In the present case, the units in the Unit Trust have been sold following negotiations with an unrelated and independent 3rd party in an arm's length deal. There is no evidence to suggest that the purchaser was associated with the Family Trust, and therefore, their interests are independent and objective from that of the Trust.

The general rule is that the expression 'market value' is used in the income tax laws with its ordinary meaning (section 960-400). The Commissioner generally considers the sale price of an asset to be its market value (DIS on Syttadel Holdings). The Sale and Purchase Deed listed the cryptocurrency and business assets of the Unit Trust as assets subject to the agreement, but expressly excluded the outstanding loans. In these circumstances where there is no market valuation to the contrary, the sale price of the units in the Unit Trust of $X is the best evidence of the market value of the units. that includes the listed assets.
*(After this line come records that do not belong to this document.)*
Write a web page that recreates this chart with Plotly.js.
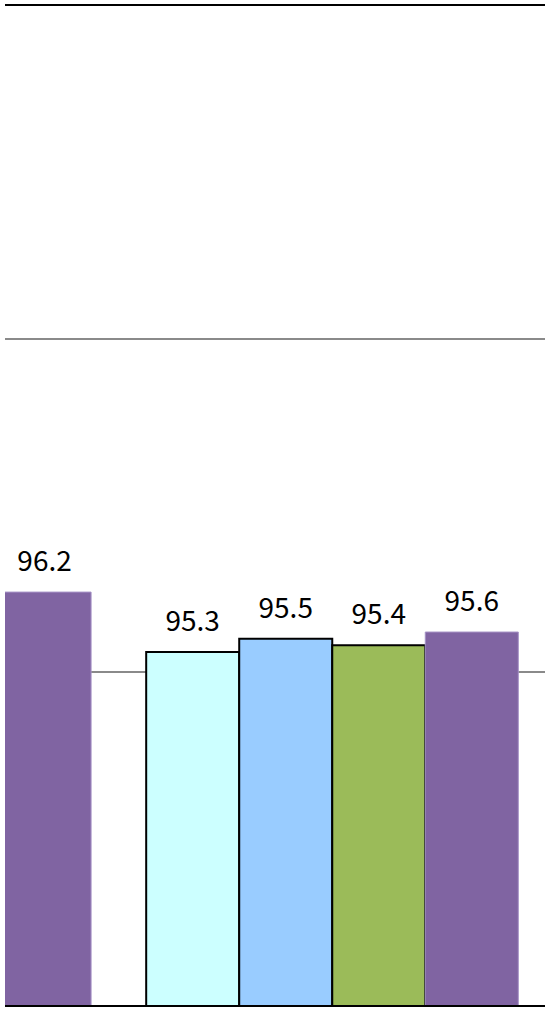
<!DOCTYPE html>
<html>
<head>
<meta charset="utf-8">
<script src="https://cdn.plot.ly/plotly-3.0.1.min.js"></script>
<style>html,body{margin:0;padding:0;background:#fff;}#chart{width:545px;height:1009px;}</style>
</head>
<body>
<div id="chart"></div>
<script>
// Data
const categories = ['Group 1', 'Group 2'];
const seriesNames = ['Series 1', 'Series 2', 'Series 3', 'Series 4'];
const series1 = [null, 95.3];
const series2 = [null, 95.5];
const series3 = [null, 95.4];
const series4 = [96.2, 95.6];
const yTicks = [90, 95, 100, 105];

const allSeries = [series1, series2, series3, series4];
const fills = ['#CCFFFF', '#99CCFF', '#9BBB59', '#8064A2'];
const outlines = ['#000000', '#000000', '#000000', '#A592C6'];
const outlineWidths = [2, 2, 2, 1];

const traces = [];
allSeries.forEach((vals, i) => {
  traces.push({
    type: 'bar',
    name: seriesNames[i],
    x: categories,
    y: vals,
    offsetgroup: String(i),
    marker: { color: fills[i], line: { color: outlines[i], width: outlineWidths[i] } },
    hoverinfo: 'y',
    showlegend: false
  });
});
allSeries.forEach((vals, i) => {
  traces.push({
    type: 'scatter',
    mode: 'markers+text',
    x: categories,
    y: vals,
    offsetgroup: String(i),
    text: vals.map(v => v == null ? '' : v.toFixed(1)),
    textposition: 'top center',
    textfont: { family: 'Noto Sans CJK JP, Roboto, sans-serif', size: 28, color: '#000000' },
    marker: { size: 21, opacity: 0, color: '#000' },
    cliponaxis: false,
    hoverinfo: 'skip',
    showlegend: false
  });
});

const layout = {
  width: 545,
  height: 1009,
  margin: { l: 5, r: 0, t: 6, b: 4, pad: 0 },
  paper_bgcolor: '#ffffff',
  plot_bgcolor: '#ffffff',
  barmode: 'group',
  bargap: 0.129,
  bargroupgap: 0,
  scattermode: 'group',
  scattergap: 0.129,
  showlegend: false,
  xaxis: {
    type: 'category',
    range: [0.234, 1.498],
    showticklabels: false,
    ticks: '',
    showgrid: false,
    showline: true,
    mirror: true,
    linecolor: '#000000',
    linewidth: 2,
    zeroline: false,
    fixedrange: true
  },
  yaxis: {
    range: [90, 105],
    tickvals: yTicks,
    showticklabels: false,
    ticks: '',
    showgrid: true,
    gridcolor: '#8a8a8a',
    gridwidth: 1.5,
    showline: false,
    zeroline: false,
    fixedrange: true
  },
  font: { family: 'Noto Sans CJK JP, Roboto, sans-serif' }
};

Plotly.newPlot('chart', traces, layout, { displayModeBar: false, staticPlot: true });
</script>
</body>
</html>
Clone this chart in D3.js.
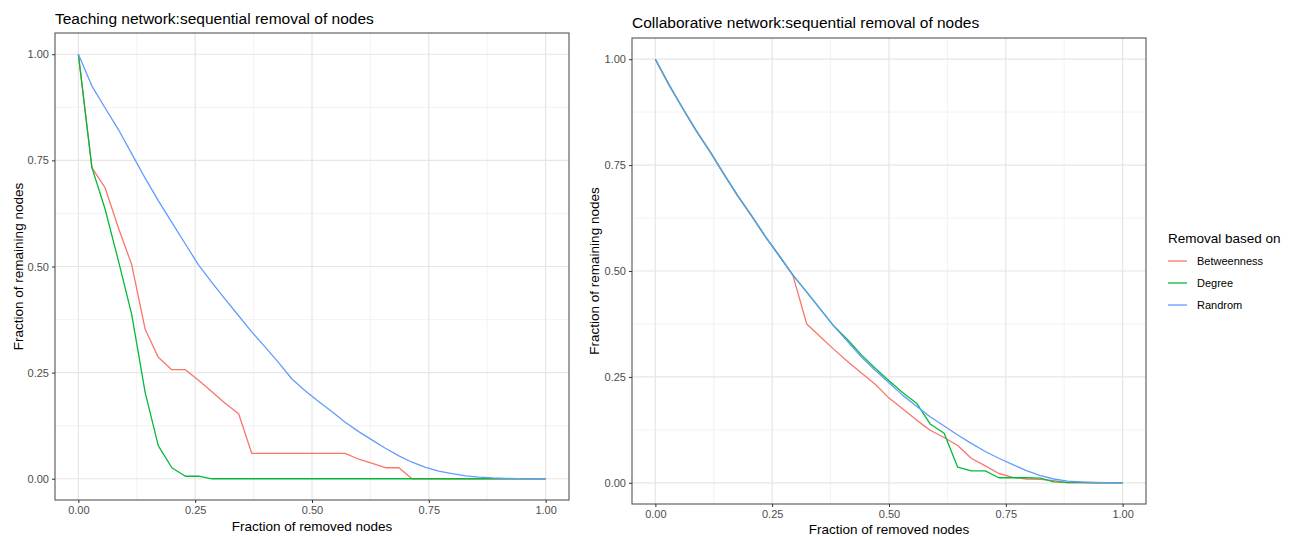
<!DOCTYPE html>
<html>
<head>
<meta charset="utf-8">
<script src="https://cdn.jsdelivr.net/npm/d3@7"></script>
<style>
  body { margin: 0; background: #fff; }
  text { font-family: "Liberation Sans", Arial, Helvetica, sans-serif; }
</style>
</head>
<body>
<svg id="chart"></svg>
<script>

const containerWidth  = 1293;
const containerHeight = 536;

// legend / series names
const seriesNames  = ["Betweenness", "Degree", "Randrom"];
const seriesColors = ["#F8766D", "#00BA38", "#619CFF"];

const tickValues = [0, 0.25, 0.5, 0.75, 1];
const minorTicks = [0.125, 0.375, 0.625, 0.875];

// Teaching network (35 nodes)
const teachX = [0, .029, .057, .086, .114, .143, .171, .2, .229, .257, .286, .314, .343, .371, .4, .429, .457, .486,
                .514, .543, .571, .6, .629, .657, .686, .714, .743, .771, .8, .829, .857, .886, .914, .943, .971, 1];
const teachBetweenness = [1, .733, .686, .59, .505, .352, .286, .257, .257, .232, .205, .178, .153, .06, .06, .06, .06, .06,
                          .06, .06, .06, .046, .036, .026, .026, 0, 0, 0, 0, 0, 0, 0, 0, 0, 0, 0];
const teachDegree = [1, .733, .636, .512, .388, .203, .078, .026, .006, .006, 0, 0, 0, 0, 0, 0, 0, 0,
                     0, 0, 0, 0, 0, 0, 0, 0, 0, 0, 0, 0, 0, 0, 0, 0, 0, 0];
const teachRandom = [1, .925, .874, .822, .766, .708, .655, .604, .553, .504, .462, .423, .384, .346, .31, .273, .235, .207,
                     .182, .158, .133, .111, .091, .072, .054, .039, .027, .018, .012, .007, .004, .002, .001, .0005, .0002, 0];

// Collaborative network (34 nodes)
const collabX = [0, .029, .059, .088, .118, .147, .176, .206, .235, .265, .294, .324, .353, .382, .412, .441, .471, .5,
                 .529, .559, .588, .618, .647, .676, .706, .735, .765, .794, .824, .853, .882, .912, .941, .971, 1];
const collabBetweenness = [1, .94, .883, .83, .78, .728, .678, .63, .582, .536, .491, .375, .345, .315, .286, .259, .232, .2,
                           .175, .148, .124, .107, .088, .058, .04, .022, .013, .009, .008, .005, 0, 0, 0, 0, 0];
const collabDegree = [1, .94, .883, .83, .78, .728, .678, .63, .582, .536, .491, .45, .41, .37, .337, .302, .27, .241,
                      .213, .188, .139, .117, .037, .028, .028, .012, .012, .012, .011, .002, .001, .001, 0, 0, 0];
const collabRandom = [1, .94, .883, .83, .78, .728, .678, .63, .582, .536, .491, .45, .41, .37, .333, .297, .265, .236,
                      .207, .181, .156, .134, .113, .093, .074, .058, .043, .029, .017, .009, .004, .002, .001, .0003, 0];

const svg = d3.select("#chart")
              .attr("width", containerWidth)
              .attr("height", containerHeight);

const panels = [
  {title: "Teaching network:sequential removal of nodes", x: teachX,
   series: [teachBetweenness, teachDegree, teachRandom],
   left: 55, right: 569, top: 33, bottom: 500, titleY: 24, yTitleX: 23, xTitleY: 531},
  {title: "Collaborative network:sequential removal of nodes", x: collabX,
   series: [collabBetweenness, collabDegree, collabRandom],
   left: 632, right: 1146, top: 38, bottom: 504, titleY: 28, yTitleX: 599, xTitleY: 534}
];

const fmt = d3.format(".2f");

panels.forEach(p => {
  const xScale = d3.scaleLinear().domain([-0.05, 1.05]).range([p.left, p.right]);
  const yScale = d3.scaleLinear().domain([-0.05, 1.05]).range([p.bottom, p.top]);
  const g = svg.append("g");

  // grid
  g.selectAll(".minor-x").data(minorTicks).join("line")
    .attr("x1", d => xScale(d)).attr("x2", d => xScale(d))
    .attr("y1", p.top).attr("y2", p.bottom)
    .attr("stroke", "#EBEBEB").attr("stroke-width", 0.6);
  g.selectAll(".minor-y").data(minorTicks).join("line")
    .attr("y1", d => yScale(d)).attr("y2", d => yScale(d))
    .attr("x1", p.left).attr("x2", p.right)
    .attr("stroke", "#EBEBEB").attr("stroke-width", 0.6);
  g.selectAll(".major-x").data(tickValues).join("line")
    .attr("x1", d => xScale(d)).attr("x2", d => xScale(d))
    .attr("y1", p.top).attr("y2", p.bottom)
    .attr("stroke", "#E6E6E6").attr("stroke-width", 1.2);
  g.selectAll(".major-y").data(tickValues).join("line")
    .attr("y1", d => yScale(d)).attr("y2", d => yScale(d))
    .attr("x1", p.left).attr("x2", p.right)
    .attr("stroke", "#E6E6E6").attr("stroke-width", 1.2);

  // lines
  const line = d3.line()
    .x((d, i) => xScale(p.x[i]))
    .y(d => yScale(d));
  p.series.forEach((s, k) => {
    g.append("path")
      .datum(s)
      .attr("d", line)
      .attr("fill", "none")
      .attr("stroke", seriesColors[k])
      .attr("stroke-width", 1.3)
      .attr("stroke-linejoin", "round");
  });

  // border
  g.append("rect")
    .attr("x", p.left).attr("y", p.top)
    .attr("width", p.right - p.left).attr("height", p.bottom - p.top)
    .attr("fill", "none").attr("stroke", "#555").attr("stroke-width", 1.1);

  // axes
  const xAxis = g.append("g")
    .attr("transform", `translate(0,${p.bottom})`)
    .call(d3.axisBottom(xScale).tickValues(tickValues).tickFormat(fmt).tickSize(3).tickPadding(3));
  const yAxis = g.append("g")
    .attr("transform", `translate(${p.left},0)`)
    .call(d3.axisLeft(yScale).tickValues(tickValues).tickFormat(fmt).tickSize(3).tickPadding(3));
  [xAxis, yAxis].forEach(a => {
    a.select(".domain").remove();
    a.selectAll(".tick line").attr("stroke", "#333");
    a.selectAll(".tick text").attr("fill", "#4D4D4D")
      .style("font-size", "11px")
      .style("font-family", '"Liberation Sans", Arial, sans-serif');
  });

  // titles
  g.append("text")
    .attr("x", p.left).attr("y", p.titleY)
    .style("font-size", "15.5px").attr("fill", "#000")
    .text(p.title);
  g.append("text")
    .attr("x", (p.left + p.right) / 2).attr("y", p.xTitleY)
    .attr("text-anchor", "middle")
    .style("font-size", "13.5px").attr("fill", "#000")
    .text("Fraction of removed nodes");
  g.append("text")
    .attr("transform", `translate(${p.yTitleX},${(p.top + p.bottom) / 2}) rotate(-90)`)
    .attr("text-anchor", "middle")
    .style("font-size", "13.5px").attr("fill", "#000")
    .text("Fraction of remaining nodes");
});

// legend
const legend = svg.append("g").attr("id", "legend");
legend.append("text")
  .attr("x", 1168).attr("y", 243)
  .style("font-size", "13.5px").attr("fill", "#000")
  .text("Removal based on");

const legendY = d3.scalePoint().domain(seriesNames).range([261, 305]);
legend.selectAll("line").data(seriesNames).join("line")
  .attr("x1", 1168).attr("x2", 1187)
  .attr("y1", d => legendY(d)).attr("y2", d => legendY(d))
  .attr("stroke", (d, i) => seriesColors[i]).attr("stroke-width", 1.3);
legend.selectAll(".legend-label").data(seriesNames).join("text")
  .attr("class", "legend-label")
  .attr("x", 1197).attr("y", d => legendY(d) + 4)
  .style("font-size", "11px").attr("fill", "#000")
  .text(d => d);

</script>
</body>
</html>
The sale price of the units is accepted as the market value of the listed assets for the purposes of calculating the modified MNAV test in section 152-15.

Therefore, both the sale price of the units together with the market value of the outstanding loans, are included in the calculation of the modified MNAV test in section 152-15.

$6 million maximum net asset test

For the Unit Trust to satisfy the MNAV test in section 152-15 (as modified by as modified by subparagraph 152-10(2)(c)(iii)), the net value of its CGT assets just before the CGT event cannot exceed $6,000,000.

Based on the information provided, just before the sale of the units by the Family Trust, the market value of CGT assets of the Unit Trust included:

•                     Cryptocurrency and business assets of the Unit Trust $ X

•                     Outstanding loans $ X

$ X

As the net value of these CGT assets totals $X which is more than the $6,000,000 threshold, the Unit Trust does not satisfy the MNAV test for the purposes of subparagraph 152-10(2)(c)(ii).